Several years ago, people who lived along the coast of Louisiana began realizing their home grounds was washing away.

The beach along the Gulf of Mexico kept getting smaller and the wetlands behind it kept getting bigger. We remember it well when a trip to Grand Isle would take us through almost open water alongside dead oak trees instead of the field of green trees that our coast once contained along Bayou Lafourche in Leeville.

Our state officials finally came to the attention that our entire coast was being washed away and coastal Louisiana would soon be a figment of the past. Fortunately, they became alert to that fact and they started making plans to stop the disappearance of Coastal Louisiana which was given not too many months to survive.

State leaders then started planning what could be done about it.

Many solutions were suggested and most of them depended upon the fact that the Mighty Mississippi, the greatest river in the world, ran right through our coast.

Since salt water from the Gulf had killed most of our coastal oak trees, it became obvious that we had to stop it from coming in. And the best solution seemed to be diverting the fresh water from the Mississippi River into the wetlands along the coast through river diversions that would revive the coastal plant life that would solidify our coast again.

So a master plan was developed several years ago to restore the coast. It was solidified on paper and expected to cost some billions of dollars over several years of effort.

But the future looked somewhat positive for the restoration of our coast with money from the oil fields coming in, especially that provided by the British Petroleum oil leak off the coast.

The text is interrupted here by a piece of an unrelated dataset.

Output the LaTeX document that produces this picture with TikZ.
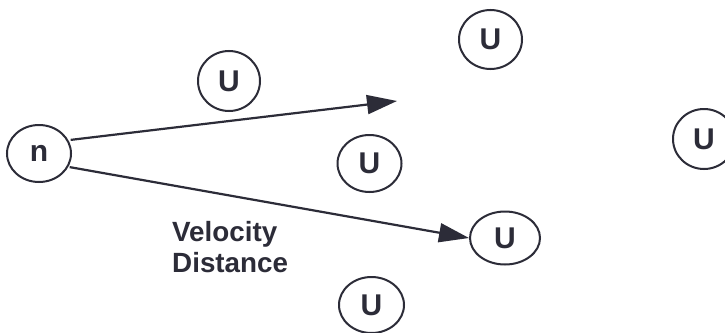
\documentclass[tikz,border=0pt]{standalone}
\usepackage{fontspec}
\setmainfont{Liberation Sans}
\usetikzlibrary{shapes.geometric,arrows.meta}
\definecolor{ink}{HTML}{2C2C38}
\tikzset{
  particle/.style={ellipse, draw=ink, line width=2pt, inner sep=0pt,
    text=ink, font=\fontsize{30}{30}\selectfont\bfseries},
  motion/.style={draw=ink, line width=2.2pt,
    -{Triangle[length=30pt,width=19pt]}},
}
\begin{document}
\begin{tikzpicture}[x=1pt,y=-1pt]
  \useasboundingbox (0,0) rectangle (725,332);
  \fill[white] (0,0) rectangle (725,332);
  % the moving neutron
  \node[particle, minimum width=64pt, minimum height=57pt] (n) at (39,153.5) {n};
  % surrounding uranium nuclei
  \node[particle, minimum width=62pt, minimum height=60pt] (u1) at (229,81) {U};
  \node[particle, minimum width=63pt, minimum height=59pt] (u2) at (490.5,39.5) {U};
  \node[particle, minimum width=64pt, minimum height=57pt] (u3) at (369.5,163.5) {U};
  \node[particle, minimum width=70pt, minimum height=53pt] (u4) at (505,238) {U};
  \node[particle, minimum width=65pt, minimum height=56pt] (u5) at (371.5,305) {U};
  \node[particle, minimum width=62pt, minimum height=60pt] (u6) at (704,139) {U};
  % possible paths of the neutron
  \coordinate (miss) at (397,101);
  \draw[motion] ([shift={(3pt,-1pt)}]n.27) -- (miss);
  \draw[motion] ([shift={(2pt,1pt)}]n.-27) -- (u4.west);
  \node[anchor=north west, inner sep=0pt, align=left, text=ink,
        font=\fontsize{27.8}{31}\selectfont\bfseries] (lbl) at (172,221)
        {Velocity\\Distance};
\end{tikzpicture}
\end{document}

However, we were slow in getting started on such an important project, but we have never stopped looking to the future.

And such a future, hopefully, will be indicated by the words of our new state leader, Gov. John Bel Edwards who said it is an urgent matter and “a race against time,” and the person who has been a leader in the Coastal Protection and Restoration Authority (CPRA) King Milling, who put it this way – “We are poised on the brink of getting this done.”

And with such confidence expressed by them, it is time to move forward and do the job that will make Louisiana a great state along the Gulf of Mexico again . . . and soon.